• **EXERCISE DETAILS**
Copy exactly, leaving out every image, the lines from the one with "Rebuild this chart" through the one with "amp_labels = ['100', 'dBe", inclusive.

--- BEGIN ---

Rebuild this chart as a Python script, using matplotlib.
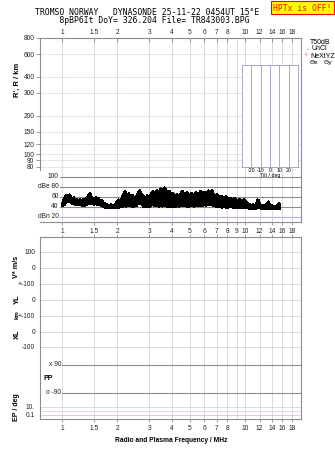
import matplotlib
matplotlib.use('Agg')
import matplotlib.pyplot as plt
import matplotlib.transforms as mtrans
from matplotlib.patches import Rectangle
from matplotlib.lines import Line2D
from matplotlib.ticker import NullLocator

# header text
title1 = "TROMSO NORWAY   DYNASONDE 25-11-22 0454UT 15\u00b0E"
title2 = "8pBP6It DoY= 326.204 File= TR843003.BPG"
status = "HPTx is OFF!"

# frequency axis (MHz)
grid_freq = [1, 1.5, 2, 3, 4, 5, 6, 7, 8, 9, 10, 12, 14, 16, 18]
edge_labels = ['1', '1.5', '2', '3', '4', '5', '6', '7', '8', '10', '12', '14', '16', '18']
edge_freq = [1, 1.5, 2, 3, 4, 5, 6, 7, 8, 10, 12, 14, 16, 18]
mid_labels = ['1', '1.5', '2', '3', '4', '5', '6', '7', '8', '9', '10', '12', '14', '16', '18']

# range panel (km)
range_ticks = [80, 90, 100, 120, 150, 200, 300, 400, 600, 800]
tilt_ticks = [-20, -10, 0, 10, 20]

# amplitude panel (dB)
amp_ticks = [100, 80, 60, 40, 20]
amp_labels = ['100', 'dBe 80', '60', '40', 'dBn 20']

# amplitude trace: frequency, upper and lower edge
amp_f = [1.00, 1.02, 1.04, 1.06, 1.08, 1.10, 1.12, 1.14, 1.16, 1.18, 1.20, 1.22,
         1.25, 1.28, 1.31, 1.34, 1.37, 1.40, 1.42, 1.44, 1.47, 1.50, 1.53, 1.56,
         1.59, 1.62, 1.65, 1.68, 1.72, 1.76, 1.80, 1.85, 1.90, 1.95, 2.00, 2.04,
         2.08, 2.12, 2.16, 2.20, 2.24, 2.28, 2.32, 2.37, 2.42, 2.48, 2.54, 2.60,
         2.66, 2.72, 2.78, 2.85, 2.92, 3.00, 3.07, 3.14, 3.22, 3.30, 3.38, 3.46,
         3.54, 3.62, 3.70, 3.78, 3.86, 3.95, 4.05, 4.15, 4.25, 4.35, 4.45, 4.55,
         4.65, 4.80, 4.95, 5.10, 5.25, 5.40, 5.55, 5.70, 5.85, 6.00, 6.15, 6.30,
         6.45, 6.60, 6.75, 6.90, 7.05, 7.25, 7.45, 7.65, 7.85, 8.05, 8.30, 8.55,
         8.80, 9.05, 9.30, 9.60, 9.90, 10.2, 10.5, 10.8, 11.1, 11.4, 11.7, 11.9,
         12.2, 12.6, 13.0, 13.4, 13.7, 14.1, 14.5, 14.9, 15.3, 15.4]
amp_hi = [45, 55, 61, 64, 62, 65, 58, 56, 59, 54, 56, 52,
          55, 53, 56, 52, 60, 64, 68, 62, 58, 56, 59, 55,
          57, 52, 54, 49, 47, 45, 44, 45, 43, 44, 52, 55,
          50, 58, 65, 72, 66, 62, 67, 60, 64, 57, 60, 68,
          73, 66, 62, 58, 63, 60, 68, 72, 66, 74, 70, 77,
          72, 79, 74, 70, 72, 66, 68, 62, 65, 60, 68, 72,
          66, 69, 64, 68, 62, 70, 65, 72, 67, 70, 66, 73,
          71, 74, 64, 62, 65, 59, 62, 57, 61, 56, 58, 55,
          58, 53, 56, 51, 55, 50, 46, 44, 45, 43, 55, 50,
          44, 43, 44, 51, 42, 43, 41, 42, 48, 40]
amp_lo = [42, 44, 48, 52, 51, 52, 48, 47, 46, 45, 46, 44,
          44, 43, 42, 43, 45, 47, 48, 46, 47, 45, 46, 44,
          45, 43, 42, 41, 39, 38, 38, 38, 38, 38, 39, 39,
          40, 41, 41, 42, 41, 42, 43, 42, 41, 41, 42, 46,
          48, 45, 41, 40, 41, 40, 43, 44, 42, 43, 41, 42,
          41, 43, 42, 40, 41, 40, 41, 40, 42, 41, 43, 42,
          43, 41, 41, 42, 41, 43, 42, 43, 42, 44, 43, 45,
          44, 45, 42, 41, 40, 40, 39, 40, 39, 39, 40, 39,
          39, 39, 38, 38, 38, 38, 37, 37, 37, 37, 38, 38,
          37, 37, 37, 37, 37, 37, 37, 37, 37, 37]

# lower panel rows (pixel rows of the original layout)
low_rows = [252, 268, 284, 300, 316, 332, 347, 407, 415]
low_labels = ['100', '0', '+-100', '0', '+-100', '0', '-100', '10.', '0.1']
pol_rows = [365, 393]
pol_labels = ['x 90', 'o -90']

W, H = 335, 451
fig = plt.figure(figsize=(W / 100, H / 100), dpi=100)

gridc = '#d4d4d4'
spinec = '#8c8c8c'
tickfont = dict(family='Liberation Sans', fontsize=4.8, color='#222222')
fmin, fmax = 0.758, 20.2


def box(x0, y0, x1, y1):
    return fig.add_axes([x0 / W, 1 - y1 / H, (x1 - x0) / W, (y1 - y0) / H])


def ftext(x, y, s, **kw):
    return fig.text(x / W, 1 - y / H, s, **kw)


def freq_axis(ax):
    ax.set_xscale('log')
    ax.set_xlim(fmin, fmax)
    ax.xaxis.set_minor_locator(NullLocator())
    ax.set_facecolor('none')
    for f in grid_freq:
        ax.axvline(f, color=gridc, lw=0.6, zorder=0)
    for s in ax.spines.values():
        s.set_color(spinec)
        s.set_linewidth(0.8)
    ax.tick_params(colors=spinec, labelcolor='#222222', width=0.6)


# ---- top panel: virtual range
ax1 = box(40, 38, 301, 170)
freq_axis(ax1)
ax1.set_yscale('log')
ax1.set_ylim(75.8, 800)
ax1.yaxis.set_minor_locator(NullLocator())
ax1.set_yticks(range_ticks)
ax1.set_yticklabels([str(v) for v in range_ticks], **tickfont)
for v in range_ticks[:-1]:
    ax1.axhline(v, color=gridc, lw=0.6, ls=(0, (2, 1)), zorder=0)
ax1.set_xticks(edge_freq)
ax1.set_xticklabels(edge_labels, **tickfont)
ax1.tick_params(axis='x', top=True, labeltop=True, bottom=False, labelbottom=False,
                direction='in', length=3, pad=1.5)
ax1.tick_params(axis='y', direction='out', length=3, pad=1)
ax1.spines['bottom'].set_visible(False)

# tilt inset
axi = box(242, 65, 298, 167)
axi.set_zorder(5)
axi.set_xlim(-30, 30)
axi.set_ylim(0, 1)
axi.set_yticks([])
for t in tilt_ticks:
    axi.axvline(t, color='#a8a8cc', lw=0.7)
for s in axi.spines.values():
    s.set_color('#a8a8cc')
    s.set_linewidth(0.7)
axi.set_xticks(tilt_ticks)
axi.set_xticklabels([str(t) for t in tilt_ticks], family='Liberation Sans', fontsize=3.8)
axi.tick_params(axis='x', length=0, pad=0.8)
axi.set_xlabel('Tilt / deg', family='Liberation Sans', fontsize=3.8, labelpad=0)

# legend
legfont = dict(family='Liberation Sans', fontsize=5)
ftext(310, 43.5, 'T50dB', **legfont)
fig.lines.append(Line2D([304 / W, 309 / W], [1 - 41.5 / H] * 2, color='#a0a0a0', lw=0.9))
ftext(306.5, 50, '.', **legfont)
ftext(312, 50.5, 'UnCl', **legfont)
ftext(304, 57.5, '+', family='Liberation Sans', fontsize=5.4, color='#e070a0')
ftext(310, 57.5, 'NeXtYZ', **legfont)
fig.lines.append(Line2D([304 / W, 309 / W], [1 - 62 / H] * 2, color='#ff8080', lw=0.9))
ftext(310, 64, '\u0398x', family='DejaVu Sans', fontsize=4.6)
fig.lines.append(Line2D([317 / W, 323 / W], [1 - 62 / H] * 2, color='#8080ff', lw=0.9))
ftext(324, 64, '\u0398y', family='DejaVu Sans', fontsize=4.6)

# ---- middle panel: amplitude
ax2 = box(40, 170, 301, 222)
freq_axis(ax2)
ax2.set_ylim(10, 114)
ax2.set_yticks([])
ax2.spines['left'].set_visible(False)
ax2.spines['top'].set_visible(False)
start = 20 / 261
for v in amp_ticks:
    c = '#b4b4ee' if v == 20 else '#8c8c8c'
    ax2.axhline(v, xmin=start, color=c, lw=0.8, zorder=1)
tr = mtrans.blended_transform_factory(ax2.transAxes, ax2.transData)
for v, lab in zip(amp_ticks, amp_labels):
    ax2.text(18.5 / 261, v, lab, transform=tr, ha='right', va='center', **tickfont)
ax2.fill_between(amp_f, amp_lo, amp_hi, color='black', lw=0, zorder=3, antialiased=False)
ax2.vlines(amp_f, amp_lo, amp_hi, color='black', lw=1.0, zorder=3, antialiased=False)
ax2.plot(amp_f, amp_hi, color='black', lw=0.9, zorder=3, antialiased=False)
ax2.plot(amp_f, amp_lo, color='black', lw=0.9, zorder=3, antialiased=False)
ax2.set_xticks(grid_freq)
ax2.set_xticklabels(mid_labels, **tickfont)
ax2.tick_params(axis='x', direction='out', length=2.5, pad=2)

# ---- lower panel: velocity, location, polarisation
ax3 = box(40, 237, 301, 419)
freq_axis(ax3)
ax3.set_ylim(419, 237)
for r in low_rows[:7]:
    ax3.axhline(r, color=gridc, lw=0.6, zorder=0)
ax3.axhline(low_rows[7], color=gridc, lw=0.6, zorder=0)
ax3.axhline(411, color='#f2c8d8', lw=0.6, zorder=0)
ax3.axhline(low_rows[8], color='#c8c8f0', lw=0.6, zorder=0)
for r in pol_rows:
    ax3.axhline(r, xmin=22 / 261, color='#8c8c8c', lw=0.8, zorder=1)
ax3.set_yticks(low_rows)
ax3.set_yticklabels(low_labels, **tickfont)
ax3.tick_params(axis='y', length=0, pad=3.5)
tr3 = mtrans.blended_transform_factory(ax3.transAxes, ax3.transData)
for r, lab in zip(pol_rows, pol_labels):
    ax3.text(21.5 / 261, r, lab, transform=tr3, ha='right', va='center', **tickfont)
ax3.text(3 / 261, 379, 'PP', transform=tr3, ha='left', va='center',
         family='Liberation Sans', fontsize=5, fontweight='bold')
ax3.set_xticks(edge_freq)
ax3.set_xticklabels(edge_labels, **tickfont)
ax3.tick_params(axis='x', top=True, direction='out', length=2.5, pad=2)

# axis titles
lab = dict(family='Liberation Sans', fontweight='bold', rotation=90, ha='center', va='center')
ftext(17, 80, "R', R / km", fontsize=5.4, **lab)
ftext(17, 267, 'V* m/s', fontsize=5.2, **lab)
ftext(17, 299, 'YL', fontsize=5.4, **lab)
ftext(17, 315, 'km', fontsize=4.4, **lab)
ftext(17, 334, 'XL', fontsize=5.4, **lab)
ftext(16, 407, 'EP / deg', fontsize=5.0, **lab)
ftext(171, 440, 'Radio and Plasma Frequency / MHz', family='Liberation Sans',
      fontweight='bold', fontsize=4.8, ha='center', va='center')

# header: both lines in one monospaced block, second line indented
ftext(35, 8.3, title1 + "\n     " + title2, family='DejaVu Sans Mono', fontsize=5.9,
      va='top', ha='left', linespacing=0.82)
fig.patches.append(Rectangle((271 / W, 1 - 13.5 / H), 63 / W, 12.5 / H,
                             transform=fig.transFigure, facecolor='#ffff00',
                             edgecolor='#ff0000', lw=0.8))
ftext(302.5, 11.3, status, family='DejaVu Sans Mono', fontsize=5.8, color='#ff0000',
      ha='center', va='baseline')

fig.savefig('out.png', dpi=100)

--- END ---
--- BEGIN ---

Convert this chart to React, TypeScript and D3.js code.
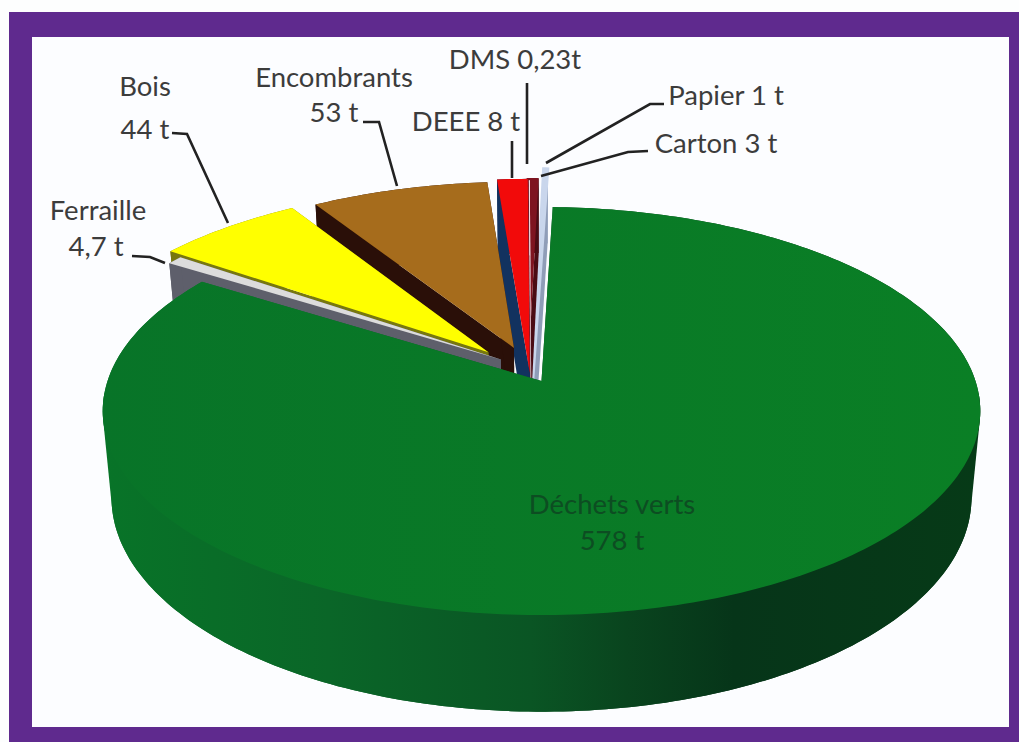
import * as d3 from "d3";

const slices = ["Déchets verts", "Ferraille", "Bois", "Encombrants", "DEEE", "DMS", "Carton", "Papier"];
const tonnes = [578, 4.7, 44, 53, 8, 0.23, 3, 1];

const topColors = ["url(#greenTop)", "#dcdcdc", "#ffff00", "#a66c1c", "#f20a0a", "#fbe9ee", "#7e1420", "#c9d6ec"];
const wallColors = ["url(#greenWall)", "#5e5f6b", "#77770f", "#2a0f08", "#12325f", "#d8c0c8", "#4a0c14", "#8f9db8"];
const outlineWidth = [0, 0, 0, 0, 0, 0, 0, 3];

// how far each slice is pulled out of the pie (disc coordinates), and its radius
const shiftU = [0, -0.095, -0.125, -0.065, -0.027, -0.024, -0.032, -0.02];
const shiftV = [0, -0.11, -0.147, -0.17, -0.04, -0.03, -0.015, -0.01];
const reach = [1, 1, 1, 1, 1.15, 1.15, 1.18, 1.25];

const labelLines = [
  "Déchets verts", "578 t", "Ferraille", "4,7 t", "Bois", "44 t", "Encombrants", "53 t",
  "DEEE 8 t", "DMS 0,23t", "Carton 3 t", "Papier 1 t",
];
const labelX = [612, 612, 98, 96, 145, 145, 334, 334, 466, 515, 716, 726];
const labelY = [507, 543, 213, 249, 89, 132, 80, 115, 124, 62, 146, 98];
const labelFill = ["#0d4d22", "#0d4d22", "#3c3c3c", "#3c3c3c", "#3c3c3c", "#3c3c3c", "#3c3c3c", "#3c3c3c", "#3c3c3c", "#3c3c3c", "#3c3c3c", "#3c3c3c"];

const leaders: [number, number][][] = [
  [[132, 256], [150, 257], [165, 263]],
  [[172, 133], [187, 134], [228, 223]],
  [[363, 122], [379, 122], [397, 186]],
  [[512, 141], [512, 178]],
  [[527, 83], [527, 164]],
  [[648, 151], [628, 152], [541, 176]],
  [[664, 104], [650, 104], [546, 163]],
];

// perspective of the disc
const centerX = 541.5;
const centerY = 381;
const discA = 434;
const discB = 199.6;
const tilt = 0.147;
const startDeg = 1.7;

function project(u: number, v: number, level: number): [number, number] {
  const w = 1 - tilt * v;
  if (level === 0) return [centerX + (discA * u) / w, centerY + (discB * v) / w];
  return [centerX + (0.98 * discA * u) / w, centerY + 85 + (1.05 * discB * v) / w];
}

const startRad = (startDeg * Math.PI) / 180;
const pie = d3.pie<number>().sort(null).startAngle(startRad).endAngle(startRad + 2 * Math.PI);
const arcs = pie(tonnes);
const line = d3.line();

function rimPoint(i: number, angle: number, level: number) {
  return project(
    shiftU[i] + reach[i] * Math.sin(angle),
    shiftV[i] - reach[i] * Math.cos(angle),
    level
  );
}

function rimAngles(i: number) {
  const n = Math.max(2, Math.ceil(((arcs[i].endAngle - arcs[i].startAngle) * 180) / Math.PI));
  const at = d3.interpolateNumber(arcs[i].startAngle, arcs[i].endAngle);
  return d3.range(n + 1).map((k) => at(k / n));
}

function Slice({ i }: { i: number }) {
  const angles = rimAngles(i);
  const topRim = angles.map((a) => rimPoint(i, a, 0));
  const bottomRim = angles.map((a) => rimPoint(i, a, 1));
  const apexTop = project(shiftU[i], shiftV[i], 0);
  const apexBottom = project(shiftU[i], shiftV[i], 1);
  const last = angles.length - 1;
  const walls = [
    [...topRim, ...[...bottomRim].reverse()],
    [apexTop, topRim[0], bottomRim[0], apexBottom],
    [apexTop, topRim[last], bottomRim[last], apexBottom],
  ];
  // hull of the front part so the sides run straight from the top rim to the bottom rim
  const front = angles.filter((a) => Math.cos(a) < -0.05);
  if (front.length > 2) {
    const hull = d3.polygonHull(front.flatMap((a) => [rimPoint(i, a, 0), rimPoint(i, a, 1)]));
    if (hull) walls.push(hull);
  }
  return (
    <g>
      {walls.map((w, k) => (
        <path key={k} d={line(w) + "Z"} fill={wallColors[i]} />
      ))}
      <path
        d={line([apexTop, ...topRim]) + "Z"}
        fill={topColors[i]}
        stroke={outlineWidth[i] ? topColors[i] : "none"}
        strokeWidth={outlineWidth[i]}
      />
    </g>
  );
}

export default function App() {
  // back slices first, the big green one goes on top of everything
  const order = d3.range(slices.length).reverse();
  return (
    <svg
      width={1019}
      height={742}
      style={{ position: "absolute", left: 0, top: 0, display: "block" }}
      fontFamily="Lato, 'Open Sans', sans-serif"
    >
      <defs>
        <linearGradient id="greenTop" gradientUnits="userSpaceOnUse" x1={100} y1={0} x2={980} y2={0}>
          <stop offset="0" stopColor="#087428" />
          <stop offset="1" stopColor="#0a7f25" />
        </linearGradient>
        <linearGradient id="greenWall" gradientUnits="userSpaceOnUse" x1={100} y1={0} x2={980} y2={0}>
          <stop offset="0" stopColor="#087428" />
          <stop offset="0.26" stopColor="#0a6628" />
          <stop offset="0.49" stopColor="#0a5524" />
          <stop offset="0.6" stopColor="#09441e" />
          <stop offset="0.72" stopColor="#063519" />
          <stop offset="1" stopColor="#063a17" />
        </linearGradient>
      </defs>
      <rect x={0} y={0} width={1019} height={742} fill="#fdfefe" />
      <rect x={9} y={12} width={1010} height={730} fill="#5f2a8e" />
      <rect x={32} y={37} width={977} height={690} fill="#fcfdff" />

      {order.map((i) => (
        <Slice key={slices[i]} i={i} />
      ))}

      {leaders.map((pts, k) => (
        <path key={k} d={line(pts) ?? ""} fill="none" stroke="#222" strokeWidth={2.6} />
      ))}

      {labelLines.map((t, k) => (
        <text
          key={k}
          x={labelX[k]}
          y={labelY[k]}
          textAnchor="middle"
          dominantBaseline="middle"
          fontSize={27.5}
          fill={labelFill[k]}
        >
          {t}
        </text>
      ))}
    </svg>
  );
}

--- END ---
--- BEGIN ---

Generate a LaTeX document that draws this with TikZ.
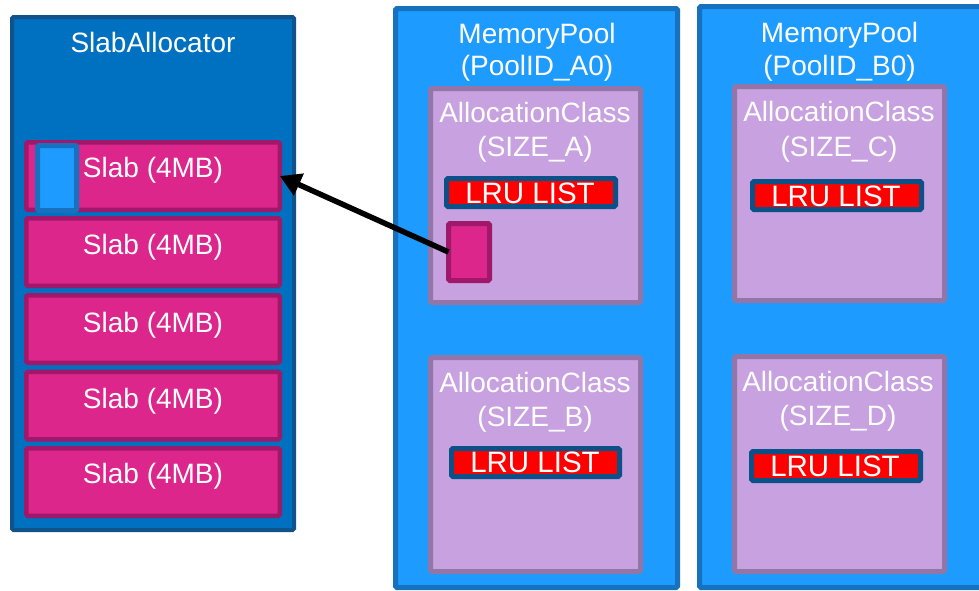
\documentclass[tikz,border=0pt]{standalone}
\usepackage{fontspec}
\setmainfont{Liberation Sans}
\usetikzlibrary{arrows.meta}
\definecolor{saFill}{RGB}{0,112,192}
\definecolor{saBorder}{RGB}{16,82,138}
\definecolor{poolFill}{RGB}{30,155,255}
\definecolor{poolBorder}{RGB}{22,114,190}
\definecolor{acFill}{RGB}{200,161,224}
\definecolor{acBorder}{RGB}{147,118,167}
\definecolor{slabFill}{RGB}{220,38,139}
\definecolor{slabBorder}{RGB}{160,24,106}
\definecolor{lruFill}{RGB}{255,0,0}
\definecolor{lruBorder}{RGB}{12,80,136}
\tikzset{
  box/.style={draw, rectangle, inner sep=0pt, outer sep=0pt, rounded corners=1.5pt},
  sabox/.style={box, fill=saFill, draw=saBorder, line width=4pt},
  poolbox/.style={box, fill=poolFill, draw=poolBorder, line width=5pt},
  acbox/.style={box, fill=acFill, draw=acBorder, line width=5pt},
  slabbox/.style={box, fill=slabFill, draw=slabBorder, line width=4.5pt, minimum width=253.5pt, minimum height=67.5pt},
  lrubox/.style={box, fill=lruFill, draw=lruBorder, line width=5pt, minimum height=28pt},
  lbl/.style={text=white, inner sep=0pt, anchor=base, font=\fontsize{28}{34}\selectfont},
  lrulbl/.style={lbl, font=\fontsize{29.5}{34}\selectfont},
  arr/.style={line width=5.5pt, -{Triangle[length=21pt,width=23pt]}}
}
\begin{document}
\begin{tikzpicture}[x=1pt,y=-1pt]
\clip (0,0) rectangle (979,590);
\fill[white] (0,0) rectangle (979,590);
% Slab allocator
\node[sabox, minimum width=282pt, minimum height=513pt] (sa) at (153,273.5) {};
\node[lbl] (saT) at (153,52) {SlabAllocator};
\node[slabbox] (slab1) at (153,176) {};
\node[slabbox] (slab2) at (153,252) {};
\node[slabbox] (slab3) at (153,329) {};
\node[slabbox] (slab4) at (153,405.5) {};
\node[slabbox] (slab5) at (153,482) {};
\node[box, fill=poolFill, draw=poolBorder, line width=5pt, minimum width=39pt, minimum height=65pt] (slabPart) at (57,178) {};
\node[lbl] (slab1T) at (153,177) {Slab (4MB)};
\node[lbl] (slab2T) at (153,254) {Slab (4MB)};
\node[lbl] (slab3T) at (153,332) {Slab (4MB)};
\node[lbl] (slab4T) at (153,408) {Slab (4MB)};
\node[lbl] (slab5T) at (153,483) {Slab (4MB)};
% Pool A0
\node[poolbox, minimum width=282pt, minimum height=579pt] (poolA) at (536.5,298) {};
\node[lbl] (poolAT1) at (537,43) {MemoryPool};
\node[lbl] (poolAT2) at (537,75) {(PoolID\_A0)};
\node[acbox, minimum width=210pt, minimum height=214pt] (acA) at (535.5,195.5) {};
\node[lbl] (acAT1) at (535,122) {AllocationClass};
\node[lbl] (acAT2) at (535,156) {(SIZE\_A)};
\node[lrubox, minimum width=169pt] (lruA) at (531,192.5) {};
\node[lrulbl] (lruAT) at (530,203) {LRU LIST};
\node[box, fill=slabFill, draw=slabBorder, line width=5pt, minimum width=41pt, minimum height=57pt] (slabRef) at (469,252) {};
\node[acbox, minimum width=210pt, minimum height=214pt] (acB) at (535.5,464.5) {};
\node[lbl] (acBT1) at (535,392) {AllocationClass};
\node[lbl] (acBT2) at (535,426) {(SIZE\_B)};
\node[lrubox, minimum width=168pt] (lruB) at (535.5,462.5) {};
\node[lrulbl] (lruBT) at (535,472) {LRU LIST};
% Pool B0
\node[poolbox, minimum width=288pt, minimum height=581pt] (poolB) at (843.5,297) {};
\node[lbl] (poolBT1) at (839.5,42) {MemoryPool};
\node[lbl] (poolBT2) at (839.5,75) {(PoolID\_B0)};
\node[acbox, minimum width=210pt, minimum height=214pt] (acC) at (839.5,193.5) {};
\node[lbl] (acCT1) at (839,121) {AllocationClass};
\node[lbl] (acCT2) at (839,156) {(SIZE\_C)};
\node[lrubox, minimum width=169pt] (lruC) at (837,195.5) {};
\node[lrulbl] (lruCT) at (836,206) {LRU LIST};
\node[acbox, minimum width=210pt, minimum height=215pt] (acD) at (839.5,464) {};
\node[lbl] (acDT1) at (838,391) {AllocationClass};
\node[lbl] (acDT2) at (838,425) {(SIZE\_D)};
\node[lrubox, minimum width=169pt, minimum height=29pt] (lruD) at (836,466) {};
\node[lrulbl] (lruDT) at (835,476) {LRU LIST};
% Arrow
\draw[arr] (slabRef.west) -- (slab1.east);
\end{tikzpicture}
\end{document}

--- END ---

• **RESULT OF THIS TASK**
Rebuild this chart as a Python script, using matplotlib.
import matplotlib
matplotlib.use('Agg')
import matplotlib.pyplot as plt
import matplotlib.transforms as mtrans
from matplotlib.patches import Rectangle
from matplotlib.lines import Line2D
from matplotlib.ticker import NullLocator

# header text
title1 = "TROMSO NORWAY   DYNASONDE 25-11-22 0454UT 15\u00b0E"
title2 = "8pBP6It DoY= 326.204 File= TR843003.BPG"
status = "HPTx is OFF!"

# frequency axis (MHz)
grid_freq = [1, 1.5, 2, 3, 4, 5, 6, 7, 8, 9, 10, 12, 14, 16, 18]
edge_labels = ['1', '1.5', '2', '3', '4', '5', '6', '7', '8', '10', '12', '14', '16', '18']
edge_freq = [1, 1.5, 2, 3, 4, 5, 6, 7, 8, 10, 12, 14, 16, 18]
mid_labels = ['1', '1.5', '2', '3', '4', '5', '6', '7', '8', '9', '10', '12', '14', '16', '18']

# range panel (km)
range_ticks = [80, 90, 100, 120, 150, 200, 300, 400, 600, 800]
tilt_ticks = [-20, -10, 0, 10, 20]

# amplitude panel (dB)
amp_ticks = [100, 80, 60, 40, 20]
amp_labels = ['100', 'dBe 80', '60', '40', 'dBn 20']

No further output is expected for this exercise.